INSTRUCTIONS TO FOLLOW
Can you restate the lines of the entries below, word for word, from the first one through the line that includes "const rows = categories.map((c, i)"?

* START INPUT DATA *

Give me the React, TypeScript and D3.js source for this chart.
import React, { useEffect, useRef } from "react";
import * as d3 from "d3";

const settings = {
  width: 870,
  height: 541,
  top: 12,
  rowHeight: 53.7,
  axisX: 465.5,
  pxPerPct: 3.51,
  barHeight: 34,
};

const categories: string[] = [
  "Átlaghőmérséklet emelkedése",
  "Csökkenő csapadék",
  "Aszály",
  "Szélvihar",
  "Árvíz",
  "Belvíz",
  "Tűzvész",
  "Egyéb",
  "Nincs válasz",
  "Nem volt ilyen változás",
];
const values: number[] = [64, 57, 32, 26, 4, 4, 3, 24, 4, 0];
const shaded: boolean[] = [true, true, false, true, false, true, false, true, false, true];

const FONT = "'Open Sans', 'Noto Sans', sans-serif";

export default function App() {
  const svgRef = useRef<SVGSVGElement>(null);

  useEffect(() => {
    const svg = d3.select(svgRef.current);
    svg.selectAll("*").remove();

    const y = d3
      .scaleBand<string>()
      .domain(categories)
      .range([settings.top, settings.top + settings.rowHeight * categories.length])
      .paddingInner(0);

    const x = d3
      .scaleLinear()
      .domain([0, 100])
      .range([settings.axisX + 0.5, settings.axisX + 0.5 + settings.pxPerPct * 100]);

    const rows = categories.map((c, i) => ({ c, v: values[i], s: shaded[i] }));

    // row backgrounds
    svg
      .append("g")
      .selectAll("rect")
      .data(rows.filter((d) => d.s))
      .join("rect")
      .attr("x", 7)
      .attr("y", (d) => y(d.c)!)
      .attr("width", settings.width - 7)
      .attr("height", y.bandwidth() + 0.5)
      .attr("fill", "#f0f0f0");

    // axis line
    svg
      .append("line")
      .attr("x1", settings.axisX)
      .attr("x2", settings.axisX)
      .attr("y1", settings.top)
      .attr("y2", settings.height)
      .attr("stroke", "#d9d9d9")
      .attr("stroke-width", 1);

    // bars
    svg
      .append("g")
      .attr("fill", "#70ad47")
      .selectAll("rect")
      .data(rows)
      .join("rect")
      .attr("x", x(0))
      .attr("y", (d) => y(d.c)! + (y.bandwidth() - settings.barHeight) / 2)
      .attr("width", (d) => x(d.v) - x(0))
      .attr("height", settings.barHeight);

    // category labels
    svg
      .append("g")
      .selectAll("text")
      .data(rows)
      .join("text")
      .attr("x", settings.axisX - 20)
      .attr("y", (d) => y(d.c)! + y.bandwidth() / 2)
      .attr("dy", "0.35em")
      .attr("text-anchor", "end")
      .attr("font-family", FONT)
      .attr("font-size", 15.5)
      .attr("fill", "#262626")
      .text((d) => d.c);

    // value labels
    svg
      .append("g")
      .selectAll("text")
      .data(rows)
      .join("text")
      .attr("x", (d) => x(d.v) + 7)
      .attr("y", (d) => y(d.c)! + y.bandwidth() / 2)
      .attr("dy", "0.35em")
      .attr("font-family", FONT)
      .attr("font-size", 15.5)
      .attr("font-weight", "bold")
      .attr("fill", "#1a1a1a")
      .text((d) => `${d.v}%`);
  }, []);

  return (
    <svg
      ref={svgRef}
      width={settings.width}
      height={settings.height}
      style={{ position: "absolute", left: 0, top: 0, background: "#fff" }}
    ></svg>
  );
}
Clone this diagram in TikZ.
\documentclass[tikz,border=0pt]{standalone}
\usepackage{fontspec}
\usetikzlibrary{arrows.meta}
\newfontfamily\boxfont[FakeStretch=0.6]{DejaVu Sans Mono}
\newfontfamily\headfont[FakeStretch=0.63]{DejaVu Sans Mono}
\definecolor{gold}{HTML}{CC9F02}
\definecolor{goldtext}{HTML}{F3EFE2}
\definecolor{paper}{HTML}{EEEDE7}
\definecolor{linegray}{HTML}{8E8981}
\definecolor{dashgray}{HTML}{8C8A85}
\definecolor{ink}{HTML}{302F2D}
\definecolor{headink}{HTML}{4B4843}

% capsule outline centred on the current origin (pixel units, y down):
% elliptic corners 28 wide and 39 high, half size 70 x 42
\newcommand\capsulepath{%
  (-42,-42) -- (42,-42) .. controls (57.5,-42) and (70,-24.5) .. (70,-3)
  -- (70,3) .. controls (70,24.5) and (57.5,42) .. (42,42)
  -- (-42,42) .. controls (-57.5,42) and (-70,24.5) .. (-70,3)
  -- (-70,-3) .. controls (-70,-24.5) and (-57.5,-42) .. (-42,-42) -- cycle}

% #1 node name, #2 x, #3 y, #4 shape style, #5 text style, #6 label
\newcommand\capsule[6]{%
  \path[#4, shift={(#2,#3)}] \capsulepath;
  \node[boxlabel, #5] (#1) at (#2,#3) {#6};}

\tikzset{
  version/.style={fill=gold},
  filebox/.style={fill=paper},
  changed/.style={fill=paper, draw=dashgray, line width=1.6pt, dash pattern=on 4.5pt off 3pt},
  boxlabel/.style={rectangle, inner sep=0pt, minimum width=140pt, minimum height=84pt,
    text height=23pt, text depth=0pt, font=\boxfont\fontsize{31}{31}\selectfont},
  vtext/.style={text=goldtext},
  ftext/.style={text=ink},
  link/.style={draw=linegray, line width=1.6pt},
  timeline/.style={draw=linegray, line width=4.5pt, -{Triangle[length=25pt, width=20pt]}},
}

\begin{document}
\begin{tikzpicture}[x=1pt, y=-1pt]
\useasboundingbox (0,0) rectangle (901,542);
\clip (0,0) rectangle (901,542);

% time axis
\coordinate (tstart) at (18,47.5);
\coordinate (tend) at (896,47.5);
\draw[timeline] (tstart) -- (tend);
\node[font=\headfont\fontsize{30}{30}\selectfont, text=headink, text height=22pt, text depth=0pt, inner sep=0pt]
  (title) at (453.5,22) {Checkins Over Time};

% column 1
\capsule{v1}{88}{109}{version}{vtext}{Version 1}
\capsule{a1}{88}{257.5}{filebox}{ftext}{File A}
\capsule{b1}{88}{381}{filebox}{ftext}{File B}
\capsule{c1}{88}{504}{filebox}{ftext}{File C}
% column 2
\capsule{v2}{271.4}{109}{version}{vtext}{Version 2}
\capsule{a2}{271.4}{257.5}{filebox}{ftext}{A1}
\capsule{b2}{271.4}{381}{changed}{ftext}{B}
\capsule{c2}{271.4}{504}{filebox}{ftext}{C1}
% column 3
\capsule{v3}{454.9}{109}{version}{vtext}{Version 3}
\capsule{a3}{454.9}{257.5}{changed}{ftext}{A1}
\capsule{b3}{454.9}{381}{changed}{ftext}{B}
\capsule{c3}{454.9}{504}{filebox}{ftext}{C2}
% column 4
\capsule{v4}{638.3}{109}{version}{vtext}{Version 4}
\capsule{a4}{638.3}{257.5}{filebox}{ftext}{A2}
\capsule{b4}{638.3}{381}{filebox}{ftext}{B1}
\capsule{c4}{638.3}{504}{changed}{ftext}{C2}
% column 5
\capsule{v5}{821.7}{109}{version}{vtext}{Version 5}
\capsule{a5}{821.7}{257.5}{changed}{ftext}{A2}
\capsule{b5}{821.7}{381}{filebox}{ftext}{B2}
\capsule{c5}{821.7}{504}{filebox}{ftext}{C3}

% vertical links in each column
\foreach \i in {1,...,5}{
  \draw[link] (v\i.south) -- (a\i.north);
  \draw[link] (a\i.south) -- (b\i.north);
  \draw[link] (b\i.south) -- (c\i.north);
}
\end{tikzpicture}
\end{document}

* END INPUT DATA *

EXPECTED OUTPUT
Give me the React, TypeScript and D3.js source for this chart.
import React, { useEffect, useRef } from "react";
import * as d3 from "d3";

const settings = {
  width: 870,
  height: 541,
  top: 12,
  rowHeight: 53.7,
  axisX: 465.5,
  pxPerPct: 3.51,
  barHeight: 34,
};

const categories: string[] = [
  "Átlaghőmérséklet emelkedése",
  "Csökkenő csapadék",
  "Aszály",
  "Szélvihar",
  "Árvíz",
  "Belvíz",
  "Tűzvész",
  "Egyéb",
  "Nincs válasz",
  "Nem volt ilyen változás",
];
const values: number[] = [64, 57, 32, 26, 4, 4, 3, 24, 4, 0];
const shaded: boolean[] = [true, true, false, true, false, true, false, true, false, true];

const FONT = "'Open Sans', 'Noto Sans', sans-serif";

export default function App() {
  const svgRef = useRef<SVGSVGElement>(null);

  useEffect(() => {
    const svg = d3.select(svgRef.current);
    svg.selectAll("*").remove();

    const y = d3
      .scaleBand<string>()
      .domain(categories)
      .range([settings.top, settings.top + settings.rowHeight * categories.length])
      .paddingInner(0);

    const x = d3
      .scaleLinear()
      .domain([0, 100])
      .range([settings.axisX + 0.5, settings.axisX + 0.5 + settings.pxPerPct * 100]);

    const rows = categories.map((c, i) => ({ c, v: values[i], s: shaded[i] }));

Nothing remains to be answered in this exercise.